The Renewable Fuels Association (RFA) is looking for disclosure as to what qualifies small refineries for exemptions from the Renewable Fuel Standard (RFS). The Environmental Protection Agency (EPA) indicated it may expand upon those exemptions. In a letter to EPA Administrator Scott Pruitt, the RFA asked for greater certainty for both renewable fuel producers and obligated parties.
“This lack of transparency is particularly disconcerting given that an ill-conceived and unauthorized expansion of this exemption could destabilize the market for renewable fuels and undermine Congress’s goals for the RFS program,” RFA president and CEO Bob Dineen wrote. “I would also like to express our concern with the market destabilizing impacts of EPA’s failure to require non-exempt obligated parties to make up the volume of fuel that the exempt small refiners would have otherwise provided in a given year.”

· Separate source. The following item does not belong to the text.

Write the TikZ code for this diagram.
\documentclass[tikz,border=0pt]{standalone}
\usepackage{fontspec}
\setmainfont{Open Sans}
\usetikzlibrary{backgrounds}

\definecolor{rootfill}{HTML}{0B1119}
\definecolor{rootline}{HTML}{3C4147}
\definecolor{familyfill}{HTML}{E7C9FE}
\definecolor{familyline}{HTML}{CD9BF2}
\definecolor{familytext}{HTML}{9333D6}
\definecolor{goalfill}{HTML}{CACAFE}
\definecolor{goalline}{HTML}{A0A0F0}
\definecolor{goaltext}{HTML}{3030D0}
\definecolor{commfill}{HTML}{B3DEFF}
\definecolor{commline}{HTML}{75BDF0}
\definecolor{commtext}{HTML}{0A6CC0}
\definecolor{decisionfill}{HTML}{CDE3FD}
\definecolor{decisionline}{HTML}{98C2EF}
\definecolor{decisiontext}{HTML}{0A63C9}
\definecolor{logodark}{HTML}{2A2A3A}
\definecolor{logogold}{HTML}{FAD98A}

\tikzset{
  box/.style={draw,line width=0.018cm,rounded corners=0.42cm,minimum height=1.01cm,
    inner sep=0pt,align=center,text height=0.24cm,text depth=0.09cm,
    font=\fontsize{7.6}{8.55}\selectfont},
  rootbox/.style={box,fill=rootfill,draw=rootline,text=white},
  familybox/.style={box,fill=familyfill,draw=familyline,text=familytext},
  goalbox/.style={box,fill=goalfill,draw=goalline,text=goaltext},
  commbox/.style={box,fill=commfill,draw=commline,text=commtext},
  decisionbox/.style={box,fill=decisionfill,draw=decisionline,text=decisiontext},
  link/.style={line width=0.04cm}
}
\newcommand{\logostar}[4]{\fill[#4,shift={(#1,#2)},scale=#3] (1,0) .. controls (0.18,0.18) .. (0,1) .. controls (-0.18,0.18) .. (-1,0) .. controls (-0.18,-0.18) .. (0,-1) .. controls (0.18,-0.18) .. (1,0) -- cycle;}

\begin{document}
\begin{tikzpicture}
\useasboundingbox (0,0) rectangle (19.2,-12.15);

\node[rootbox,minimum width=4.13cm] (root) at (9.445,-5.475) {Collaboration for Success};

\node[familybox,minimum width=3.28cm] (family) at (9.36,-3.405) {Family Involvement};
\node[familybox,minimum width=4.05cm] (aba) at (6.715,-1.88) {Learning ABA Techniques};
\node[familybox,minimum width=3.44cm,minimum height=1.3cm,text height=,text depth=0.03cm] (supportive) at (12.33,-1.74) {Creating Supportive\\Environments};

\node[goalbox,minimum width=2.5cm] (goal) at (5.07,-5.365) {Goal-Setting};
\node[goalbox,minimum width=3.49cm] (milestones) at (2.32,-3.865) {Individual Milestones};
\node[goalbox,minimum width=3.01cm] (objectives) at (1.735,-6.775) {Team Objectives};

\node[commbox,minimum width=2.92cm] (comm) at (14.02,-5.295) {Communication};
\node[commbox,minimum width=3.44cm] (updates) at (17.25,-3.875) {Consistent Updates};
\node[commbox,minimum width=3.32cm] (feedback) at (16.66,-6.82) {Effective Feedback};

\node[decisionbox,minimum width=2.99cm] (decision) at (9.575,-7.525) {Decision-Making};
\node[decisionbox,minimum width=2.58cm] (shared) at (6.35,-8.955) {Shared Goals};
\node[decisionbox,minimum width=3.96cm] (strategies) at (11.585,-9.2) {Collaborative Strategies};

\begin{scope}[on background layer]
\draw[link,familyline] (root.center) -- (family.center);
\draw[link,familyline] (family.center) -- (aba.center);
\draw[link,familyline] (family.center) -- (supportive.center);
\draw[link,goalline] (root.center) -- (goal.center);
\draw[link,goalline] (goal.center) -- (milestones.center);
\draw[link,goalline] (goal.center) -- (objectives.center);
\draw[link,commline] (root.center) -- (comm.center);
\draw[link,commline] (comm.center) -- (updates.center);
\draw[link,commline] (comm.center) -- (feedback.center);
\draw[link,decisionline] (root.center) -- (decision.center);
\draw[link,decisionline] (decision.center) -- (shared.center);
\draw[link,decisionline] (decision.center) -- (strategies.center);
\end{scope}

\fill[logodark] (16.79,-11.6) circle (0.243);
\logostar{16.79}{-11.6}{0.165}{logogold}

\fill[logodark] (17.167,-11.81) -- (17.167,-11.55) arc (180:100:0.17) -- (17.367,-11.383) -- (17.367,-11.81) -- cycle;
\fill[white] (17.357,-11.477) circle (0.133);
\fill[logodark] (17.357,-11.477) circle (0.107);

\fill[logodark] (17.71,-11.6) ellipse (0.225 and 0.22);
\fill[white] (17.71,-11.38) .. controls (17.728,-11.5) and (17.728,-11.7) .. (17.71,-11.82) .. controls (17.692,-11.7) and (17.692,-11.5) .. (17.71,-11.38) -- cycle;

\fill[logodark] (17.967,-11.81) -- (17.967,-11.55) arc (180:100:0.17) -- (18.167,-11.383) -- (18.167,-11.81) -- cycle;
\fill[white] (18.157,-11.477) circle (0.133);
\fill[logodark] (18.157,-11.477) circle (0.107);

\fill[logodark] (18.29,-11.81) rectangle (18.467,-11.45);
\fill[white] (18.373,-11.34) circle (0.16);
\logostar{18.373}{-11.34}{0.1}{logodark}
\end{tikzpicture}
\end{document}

The EPA can exempt refineries with crude oil throughput of no more than 75,000 barrels of crude per day, an authority the agency was given from the outset of the RFS in 2005. The provision was meant to spare the refineries “disproportionate hardship.” Determinations to grant exemptions are case-by-case and the criteria for that decision-making process has not been disclosed.
“In the past, EPA has generally exercised restraint and judiciousness in issuing exemptions for small refiners, presumably because there is little or no evidence that the RFS itself is causing disproportionate economic hardship,” the RFA stated in a press release.
After the Tenth Circuit Court’s decision in Sinclair Wyoming Refining Co. v. EPA this past fall, the agency is expected to receive an influx of requests for the exemption. But Dineen reminded Pruitt that the exemptions were originally intended to be temporary as the market acclimated to RFS.
“It would be disappointing, to say the least, if EPA now began to increase the number and magnitude of exemptions granted, a decade after the program began,” Dineen wrote. “As the American Petroleum Institute echoed in its recent comments, ‘refiners have had ample time to adjust their businesses to operate under the burden of the RFS.’”
To provide greater certainty for both renewable fuel producers and obligated parties, the RFA suggested EPA should establish an annual cut-off date for receiving and processing any small refinery exemption requests, and ensure that any exempted volumes are proportionally reallocated to the blending obligations for non-exempt refiners. Alternatively, the agency to continue granting hardship exemptions in the year they are received, but adjust the total gasoline and diesel percentage standards in the subsequent calendar year to offset the reductions.